Music is another wonderful way to break away & feel good. I still love the music I grew up with, & listen to it often. Some songs take me back to a happy place. Journey always reminds me of going to dinner with my wonderful paternal grandparents at a tiny local Italian place when I was a kid. My grandmom gave me change for the jukebox- something my mother always refused to do. “Who’s Cryin’ Now” was one of the Journey songs played, so yes, their music takes me back to a fun evening. Listening to good music that transports you back to a happy time can be very good for your mood & very relaxing.
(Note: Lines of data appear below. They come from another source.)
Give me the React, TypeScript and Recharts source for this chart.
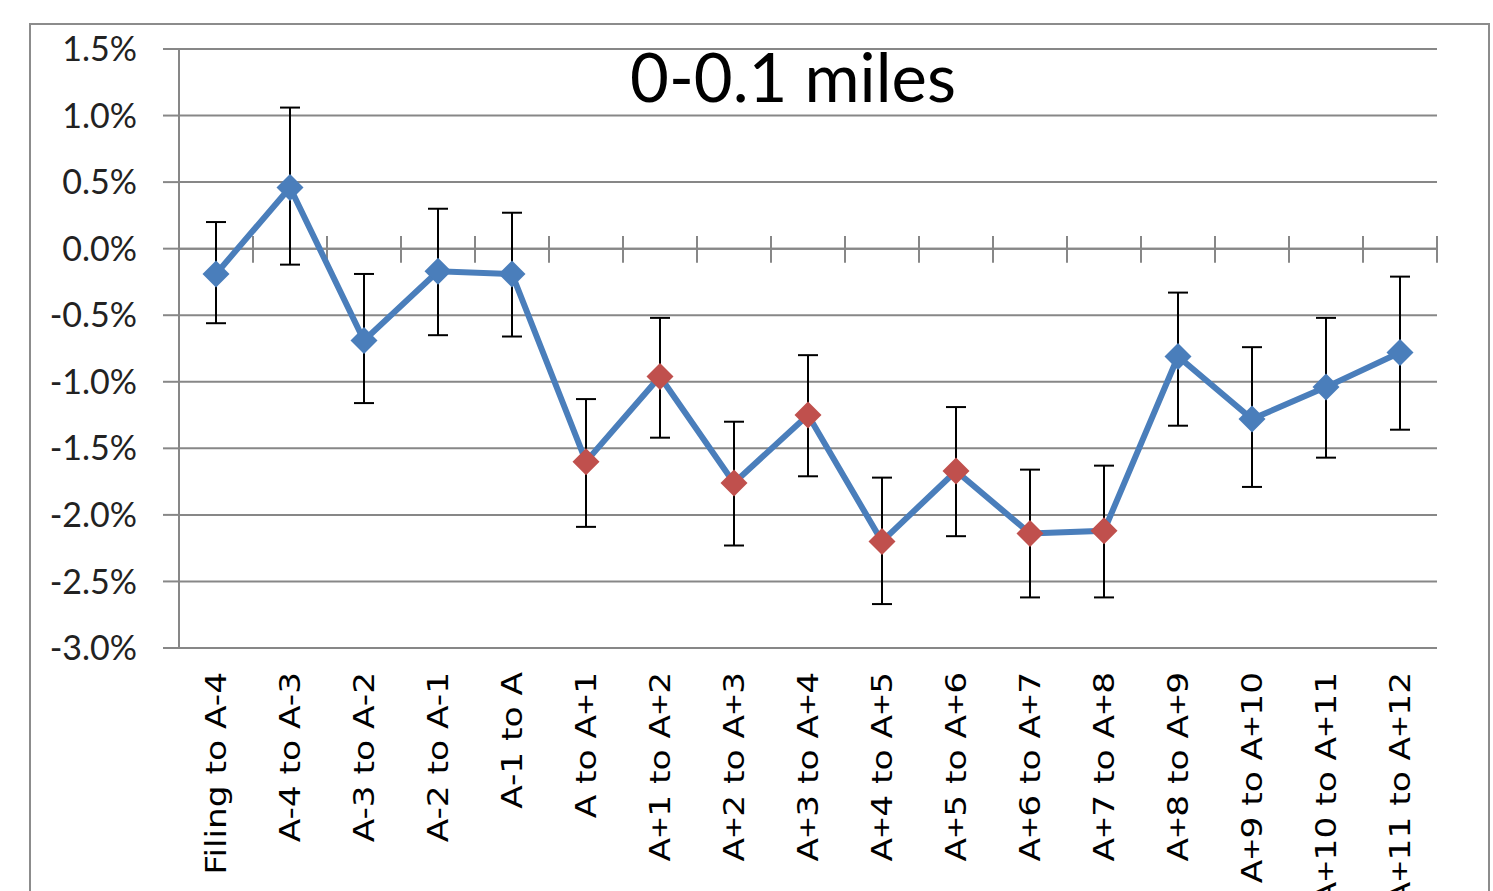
import React from 'react';
import { ComposedChart, Line, XAxis, YAxis, CartesianGrid, ErrorBar, ReferenceLine } from 'recharts';

const chartTitle = '0-0.1 miles';

const categories = [
  'Filing to A-4', 'A-4 to A-3', 'A-3 to A-2', 'A-2 to A-1', 'A-1 to A',
  'A to A+1', 'A+1 to A+2', 'A+2 to A+3', 'A+3 to A+4', 'A+4 to A+5',
  'A+5 to A+6', 'A+6 to A+7', 'A+7 to A+8', 'A+8 to A+9', 'A+9 to A+10',
  'A+10 to A+11', 'A+11 to A+12',
];

const changePct = [-0.19, 0.46, -0.69, -0.17, -0.19, -1.60, -0.96, -1.76, -1.25, -2.20, -1.67, -2.14, -2.12, -0.81, -1.28, -1.04, -0.78];
const upperPct = [0.20, 1.06, -0.19, 0.30, 0.27, -1.13, -0.52, -1.30, -0.80, -1.72, -1.19, -1.66, -1.63, -0.33, -0.74, -0.52, -0.21];
const lowerPct = [-0.56, -0.12, -1.16, -0.65, -0.66, -2.09, -1.42, -2.23, -1.71, -2.67, -2.16, -2.62, -2.62, -1.33, -1.79, -1.57, -1.36];
const highlighted = [false, false, false, false, false, true, true, true, true, true, true, true, true, false, false, false, false];

const yTicks = [-3.0, -2.5, -2.0, -1.5, -1.0, -0.5, 0.0, 0.5, 1.0, 1.5];

const data = categories.map((name, i) => ({
  idx: i,
  name,
  value: changePct[i],
  err: [changePct[i] - lowerPct[i], upperPct[i] - changePct[i]],
  hl: highlighted[i],
}));

const xTicks = categories.map((_, i) => i);
const boundaries = [...categories.map((_, i) => i - 0.5), categories.length - 0.5];

const GRID = '#878787';
const LINE = '#4a7ebb';
const RED = '#c0504d';

const DiamondDot = (props: any) => {
  const { cx, cy, index, payload } = props;
  if (cx == null || cy == null) return <g key={`d${index}`} />;
  const r = 13.5;
  const fill = payload && payload.hl ? RED : LINE;
  return (
    <path
      key={`d${index}`}
      d={`M${cx},${cy - r}L${cx + r},${cy}L${cx},${cy + r}L${cx - r},${cy}Z`}
      fill={fill}
      stroke="none"
    />
  );
};

const XTick = (props: any) => {
  const { x, y, payload } = props;
  const label = categories[payload.value];
  if (label == null) return null;
  const parts = label.split(/(\+)/).filter((p: string) => p.length > 0);
  return (
    <g transform={`translate(${x},${y + 16}) rotate(-90) scale(1.25,1)`}>
      <text
        x={0}
        y={0}
        dy="0.36em"
        textAnchor="end"
        fontFamily="'DejaVu Sans', Verdana, sans-serif"
        fontSize={27.5}
        fill="#000"
      >
        {parts.map((p: string, i: number) =>
          p === '+' ? (
            <tspan key={i} fontFamily="'Liberation Sans', Arial, sans-serif" fontSize={29}>
              +
            </tspan>
          ) : (
            <tspan key={i}>{p}</tspan>
          )
        )}
      </text>
    </g>
  );
};

export default function App() {
  return (
    <div
      style={{
        position: 'absolute',
        left: 0,
        top: 0,
        width: 1493,
        height: 891,
        overflow: 'hidden',
        background: '#fff',
      }}
    >
      <div
        style={{
          position: 'absolute',
          left: 29,
          top: 23,
          width: 1461,
          height: 1000,
          border: '2px solid #8c8c8c',
          boxSizing: 'border-box',
        }}
      />
      <div style={{ position: 'absolute', left: 0, top: 0 }}>
        <ComposedChart
          width={1493}
          height={891}
          data={data}
          margin={{ top: 49, right: 56, bottom: 43, left: 79 }}
        >
          <CartesianGrid horizontal vertical={false} stroke={GRID} strokeWidth={2} />
          <XAxis
            type="number"
            dataKey="idx"
            domain={[-0.5, categories.length - 0.5]}
            ticks={xTicks}
            interval={0}
            axisLine={false}
            tickLine={false}
            height={200}
            tick={<XTick />}
            allowDataOverflow
          />
          <YAxis
            type="number"
            domain={[-3, 1.5]}
            ticks={yTicks}
            interval={0}
            width={100}
            tickSize={16}
            tickMargin={26}
            axisLine={{ stroke: GRID, strokeWidth: 2 }}
            tickLine={{ stroke: GRID, strokeWidth: 2 }}
            tickFormatter={(v: number) => `${v.toFixed(1)}%`}
            tick={{ fontFamily: "Lato, 'Open Sans', sans-serif", fontSize: 34, fill: '#222' }}
            allowDataOverflow
          />
          <ReferenceLine y={0} stroke={GRID} strokeWidth={2} />
          {boundaries.map((b) => (
            <ReferenceLine
              key={`b${b}`}
              segment={[{ x: b, y: 0.095 }, { x: b, y: -0.105 }]}
              stroke={GRID}
              strokeWidth={2}
            />
          ))}
          <Line
            type="linear"
            dataKey="value"
            stroke={LINE}
            strokeWidth={6}
            dot={DiamondDot}
            activeDot={false}
            isAnimationActive={false}
          >
            <ErrorBar dataKey="err" direction="y" width={10} stroke="#000" strokeWidth={2} isAnimationActive={false} />
          </Line>
        </ComposedChart>
      </div>
      <div
        style={{
          position: 'absolute',
          left: 593,
          width: 400,
          top: 36,
          textAlign: 'center',
          fontFamily: "Lato, 'Open Sans', sans-serif",
          fontSize: 67,
          lineHeight: '80px',
          color: '#000',
        }}
      >
        {chartTitle}
      </div>
    </div>
  );
}
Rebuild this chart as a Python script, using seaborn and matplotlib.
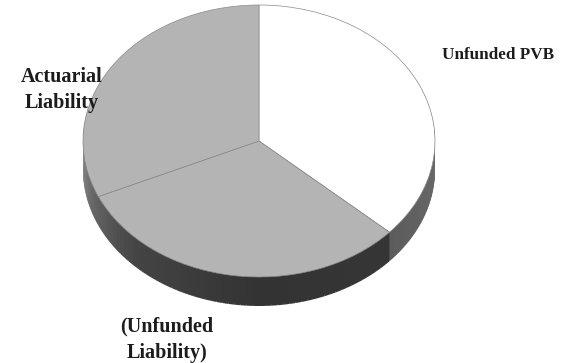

Pamper yourself. Also hard to do when you grew up with a narcissistic mother who undoubtedly told you how selfish you were for showing yourself any kindness, but remember- narcissists project their flaws onto other people so they can then get angry about those flaws. Your mother was wrong- you aren’t selfish! Doing nice, pampering gestures for yourself aren’t selfish either- they are healthy, & they show you that you care about yourself. Nothing wrong with that!
I think distractions like these are also very helpful because they empower you. If you think about what you’ve gone through constantly, it’s as if your mother still has power over you. She’s still controlling you, by being in your thoughts so much. If you purposely kick her out of your mind sometimes, you are taking back control of your life, & your thoughts.
Also, distracting yourself sometimes is good for your anxiety & depression levels. The more you focus on the abuse you endured, the more anxious & depressed it can make you. Focus on healing- get angry, cry, do what you have to do- but take at least the same amount of time to relax & have some fun! It’s good for you!